Why does eigendecomposition is in the same form of $A=CBC^{-1}$ as using eigenvectors as basis for a transition matrix?

Question

Let A be a linear transformation matrix f(x)=Ax, and if D is A in the eigenvector basis, $$D = Q^{-1}AQ$$, where Q is eigenvector matrix of A and a change of basis matrix changing A in standard basis to a basis of eigenvectors of A. It seems to be similar to eigendecomposition $$ A = Q\Lambda Q^{-1} $$ $$ \Lambda = Q^{-1}AQ$$ So the linear transformation matrix D with eigenvectors of A as basis is just the eigenvalues matrix of A. What are the connections here?

Answer 1

You simply have different cases of the same result:

If $A$ is the matrix that represents a linear transformation in the standard basis and $Q$ is a matrix that has as columns the vectors of a new basis, than the same linear transformation is represented in this new basis by the matrix $B= Q^{-1}AQ $. This result is always true, for any matrix $A$.

Obviously we have also: $A=QBQ^{-1}$ and the eigendecomposition is a special case.

If $A$ is diagonalizable than it has a set of eigenvectors that forms a basis and, in this basis, the linear transformation is represented by a diagonal matrix $D$ that has as diagonal elements the eigenvalues.

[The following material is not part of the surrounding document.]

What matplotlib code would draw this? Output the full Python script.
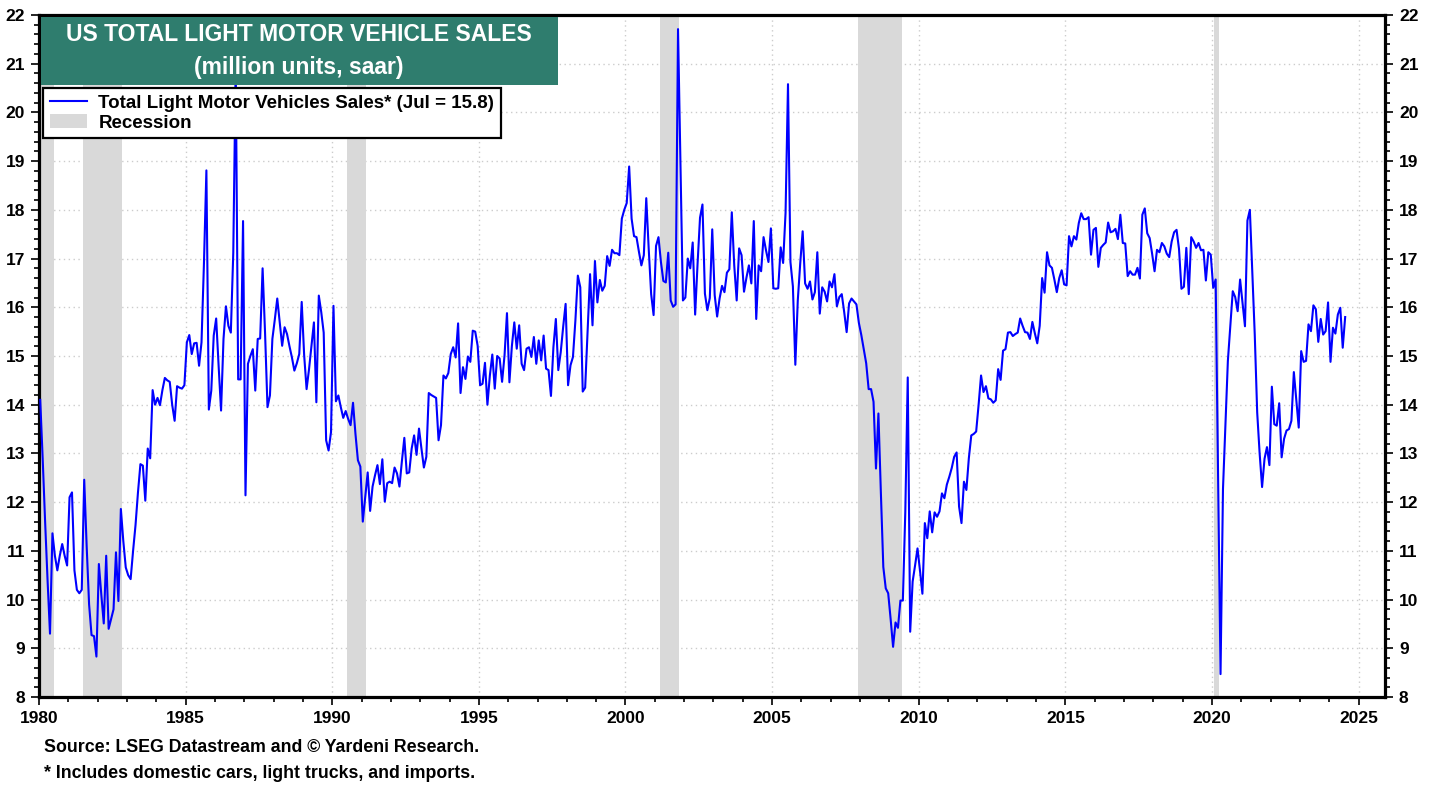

In this case the transformation matrix $Q$ has as columns the eigenvalues and, using the same formula, we have that $D=Q^{-1}AQ$

Also if the linear transformation is not diagonalizable than we can represent it in a canonical form (the Jordan canonical form) in a basis that is formed by the proper and the generalized eigenvectors. In this basis the transformation is represented by a matrix $\Lambda$ that is given by the same formula $\Lambda=Q^{-1}AQ$ (and $A=Q\Lambda Q^{-1}$) where, now, $Q$ is the matrix that has as columns the proper and generalized eigenvectors of $A$.